8. Your projects are located in the Cook Islands, remote and off-shore. Does this pose any transportation challenges once the nodules are brought to surface?
Being this remote in the ocean, although logistically challenging, does have advantages when compared to some remote landbased mines. Unlike the remote land mines that need to create accommodation facilities, roads, rail links, utilities, and all manner of infrastructure, we have a ship. Ships come built-in with all these features; accommodation, sanitary systems, water, etc., and we’re not in need of roads or rail links. Also, ships can be moved to new or higher grade deposits without any cost for mine development or infrastructure. Once we have the mined ore stored in our temporary storage holds, it can be loaded into a standard ore carrier which sails off to a land based processor where all the required infrastructure already exists. We anticipate multiple mining ships supplying multiple land based processing plants in the future.
9. Finally, as a company with a focus on cobalt, what is your outlook on the cobalt market for the medium-long term?
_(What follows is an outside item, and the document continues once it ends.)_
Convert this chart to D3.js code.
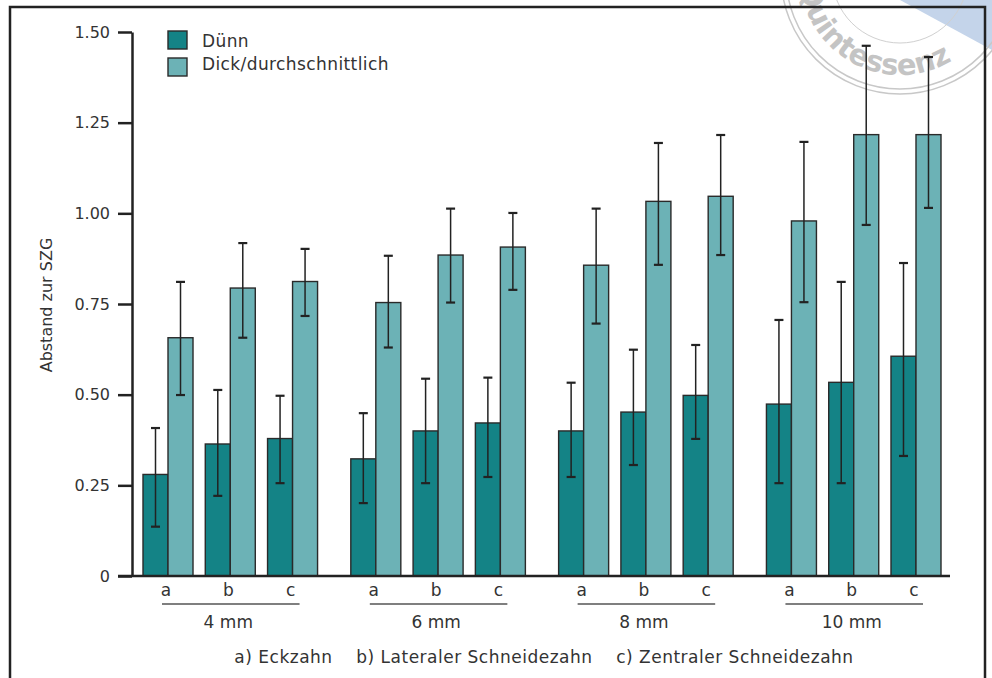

The earliest we would be in production is 2026, so we are focused on the long-term outlook for cobalt and do not spend too much time focused on the near-term price movements. The long-term outlook is very bullish based upon the projected growth in EVs and other battery storage applications, in addition to high strength steel alloys. Even with the emphasis on reducing cobalt in the battery chemistry, we still believe the cobalt demand will be two to three times the current demand in ten years or so, and seabed mining is the only solution with scale large enough to make a difference. The growth in demand is forecast by most prognosticators, including most recently Citi, who published an in-depth look at the impact of EVs on metals markets in September.